The question became not, “who had the best time,” but “who had the best jab in the post-event interview.”

At least these two won some medals to go along with their bad attitudes.

It doesn’t matter who was right or wrong, but neither should have let their interviews turn into a high school girls’ gossip corner.

I think the word is professionalism?

On that note, I’m happy to see that one of the interviews I watched with Hedrick was outside, because his ego might have pushed his interviewer out of any enclosed room.

Yes, he is talented. But, he is also good at making excuses and downplaying his goals – only when he doesn’t reach them – with such a concieted tone it makes you wonder if he gets a bloody nose from turning it up so high.

Another class act was freestyle aerialist Jeret Peterson, who was sent home early from the games after punching a friend outside a bar. The reigning world champion placed seventh in freestyle aerials.
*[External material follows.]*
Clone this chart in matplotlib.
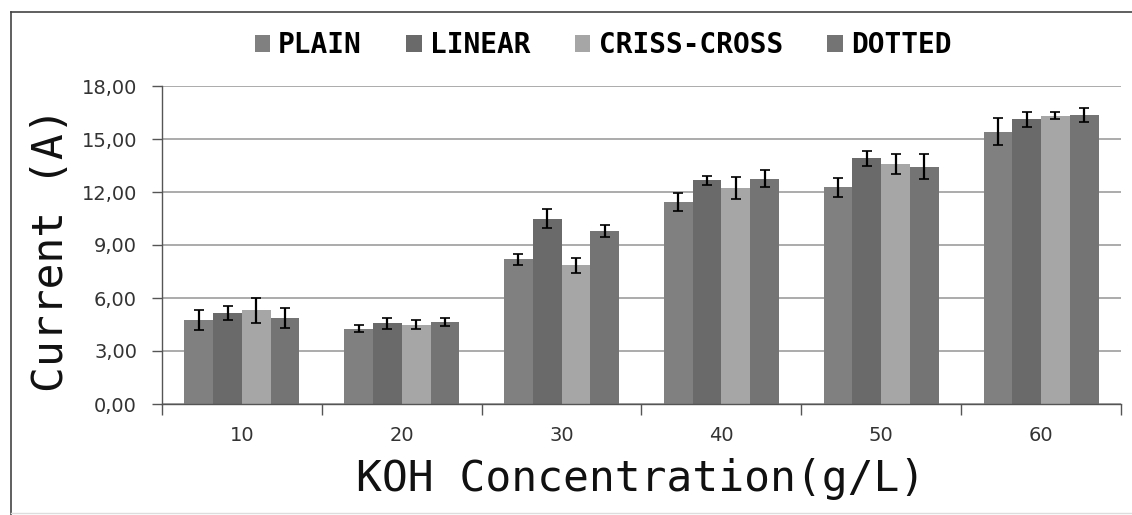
import matplotlib
matplotlib.use("Agg")
import matplotlib.pyplot as plt
import numpy as np
from matplotlib.lines import Line2D
from matplotlib.patches import Patch

categories = ["10", "20", "30", "40", "50", "60"]
series_names = ["PLAIN", "LINEAR", "CRISS-CROSS", "DOTTED"]
plain = [4.75, 4.27, 8.18, 11.42, 12.26, 15.42]
linear = [5.15, 4.57, 10.48, 12.66, 13.90, 16.12]
criss = [5.30, 4.48, 7.84, 12.22, 13.58, 16.33]
dotted = [4.87, 4.64, 9.80, 12.75, 13.43, 16.37]
plain_err = [0.57, 0.20, 0.30, 0.50, 0.56, 0.77]
linear_err = [0.40, 0.30, 0.53, 0.25, 0.44, 0.42]
criss_err = [0.70, 0.25, 0.40, 0.63, 0.55, 0.20]
dotted_err = [0.58, 0.22, 0.35, 0.49, 0.71, 0.41]
yticks = [0, 3, 6, 9, 12, 15, 18]
ytick_labels = ["0,00", "3,00", "6,00", "9,00", "12,00", "15,00", "18,00"]

colors = ["#808080", "#6a6a6a", "#a6a6a6", "#747474"]

W, H = 1132, 515
fig = plt.figure(figsize=(W / 100, H / 100), dpi=100)
fig.patch.set_facecolor("white")

ax = fig.add_axes([162 / W, 1 - 404 / H, 959 / W, 318 / H])

x = np.arange(len(categories))
bw = 0.18
values = [plain, linear, criss, dotted]
errs = [plain_err, linear_err, criss_err, dotted_err]
for i, (vals, err, col) in enumerate(zip(values, errs, colors)):
    pos = x + (i - 1.5) * bw
    ax.bar(pos, vals, width=bw, color=col, zorder=2, linewidth=0)
    ax.errorbar(pos, vals, yerr=err, fmt="none", ecolor="black",
                elinewidth=1.6, capsize=3.5, capthick=1.2, zorder=3)

ax.set_xlim(-0.5, len(categories) - 0.5)
ax.set_ylim(0, 18)
ax.set_yticks(yticks)
ax.set_yticklabels(ytick_labels, fontsize=14, color="#333333")
ax.set_xticks(x)
ax.set_xticklabels(categories, fontsize=14, color="#333333")
ax.set_xticks(np.arange(-0.5, len(categories), 1.0), minor=True)
ax.tick_params(axis="x", which="major", length=0, pad=16)
ax.tick_params(axis="x", which="minor", length=8, width=1, color="#555555", direction="out")
ax.tick_params(axis="y", which="major", length=7, width=1, color="#555555", pad=11)

ax.grid(axis="y", color="#ababab", linewidth=1.4, zorder=0)
ax.set_axisbelow(True)
for s in ["top", "right"]:
    ax.spines[s].set_visible(False)
ax.spines["left"].set_color("#555555")
ax.spines["bottom"].set_color("#555555")
ax.spines["left"].set_linewidth(1)
ax.spines["bottom"].set_linewidth(1)

fig.text(51 / W, 1 - 250 / H, "Current (A)", rotation=90, ha="center", va="center",
         fontsize=31, family="DejaVu Sans Mono", color="#111111")
fig.text(641 / W, 1 - 491 / H, "KOH Concentration(g/L)", ha="center", va="baseline",
         fontsize=31, family="DejaVu Sans Mono", color="#111111")

handles = [Patch(facecolor=c, edgecolor="none") for c in colors]
leg = fig.legend(handles, series_names, loc="center", bbox_to_anchor=(603 / W, 1 - 45 / H),
                 ncol=4, frameon=False, handlelength=0.55, handleheight=0.55,
                 handletextpad=0.3, columnspacing=1.6,
                 prop={"family": "DejaVu Sans Mono", "weight": "bold", "size": 20})

# figure frame
fig.add_artist(Line2D([11 / W, 1.0], [1 - 12 / H, 1 - 12 / H], color="#444444", linewidth=1.2,
                      transform=fig.transFigure))
fig.add_artist(Line2D([11 / W, 11 / W], [0.0, 1 - 12 / H], color="#444444", linewidth=1.2,
                      transform=fig.transFigure))
fig.add_artist(Line2D([11 / W, 1.0], [1 - 513 / H, 1 - 513 / H], color="#dddddd", linewidth=1,
                      transform=fig.transFigure))

fig.savefig("out.png", dpi=100)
There were some inspiring moments in the games, as well as some inspiring athletes, some of which were actually American.

I enjoyed watching figure skater Sasha Cohen try with all her heart to earn the gold. But the perpetual runner-up did just that.

Nonetheless, it is the commitment in her eyes, the fact that she pours her soul into what she does that makes her an Olympian.

Likewise, skier Lindsey Kildow showed her dedication by racing, in pain, after injuring her back during a downhill training run.

Speed skater Joey Cheek showed more class in his tiny finger than those two other guys on his team by earning a silver and gold medal, and donating his entire performance bonuses to charity.

However, the sad reality is many of the high-profile athletes did a disservice to America and to the Olympics with their immature demeanor.

Or, did America do a disservice to the Olympics by breeding such apathetic athletes?

Judging by the actions of America’s elite athletes, superstars, and idolized celebrities, maybe it is America we should blame.

Not the country, but ourselves. Maybe if we stop drooling over athletes simply for their talents, and celebrities simply for their status, we can send a message to these pedestal-posers that it is not OK to act like a conceited Neanderthal because you are talented.

It starts with our attitudes, our actions, and our influence on everyone around us. We are all, in fact, Americans.

If we let those around us get away with infuriating immaturity, how can we expect anything less from those representing us?

To all the athletes who represented America with honor these Olympic games, thank you, you are a rare gem, indeed.